Despite their simplicity, multimodular cell cultures are a very useful tool to manipulate the neuronal networks dynamics. Modular networks were recently developed to impose a predefined directionality in functional information transfer between neighboring nodes [14]. A modular preparation was also recently used to prove the importance of the modular organization on dynamical richness in cortical networks [16].

In this work, we characterized the electrophysiological behavior of multimodular networks coupled to MEAs, devices able to both record and stimulate the neuronal activity of the neuronal cells sitting on the surface of the planar electrodes. Thanks to this system, we were able to show that selective laser dissection of interconnections among neural assemblies affected both spontaneous and evoked activity of multimodular networks, by inducing de-synchronization between the different modules during spontaneous activity, and preventing propagation of evoked responses among modules. The activity remained confined to the isolated cluster exhibiting the same level of synchronization as before the lesion. Moreover, the burstiness level showed a tendency to increase after the lesion, suggesting that the lack of incoming/outcoming connections further promoted the appearance of network-wide events. This is in line with recent findings related to the concept of ‘dynamical richness’ and ‘network complexity’ [16, 27], according to which interconnected subpopulation of neurons show a richer dynamics than single isolated clusters of cells.

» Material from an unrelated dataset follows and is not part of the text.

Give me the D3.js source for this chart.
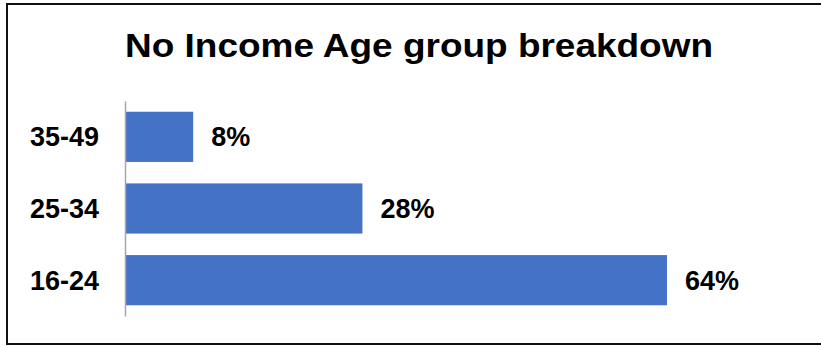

Controlling the parameters of network information and studying the effect of a lesion can have a disruptive impact both in the neuroscience and in the computational neuroscience field. One of the open questions in neuroscience concerns our ability to decode the electrophysiological patterns of network activity [28]. The use of engineered neuronal networks can be the key to further investigate the neural code. Moreover, computational neuroscience can benefit from studies like ours in which simple and controllable biological networks are involved, to better tune the computational models that aims at mimicking the electrophysiological activity of the brain [29]. This kind of studies also opens up new avenues towards ‘wetware’ based technologies which can be employed in a synergistic way with pure silicon-based systems to truly emulate brain’s activity and reproduce intelligent behaviors [30].

In the coming years it will be increasingly necessary to take advantage of the complementary strengths of biological and computational studies to face the increasingly complex challenges related to study of the brain. All this will then promote interesting opportunities for innovative technologies to treat brain-related disabilities or deriving breakthrough ‘neuro-computational’ methodologies.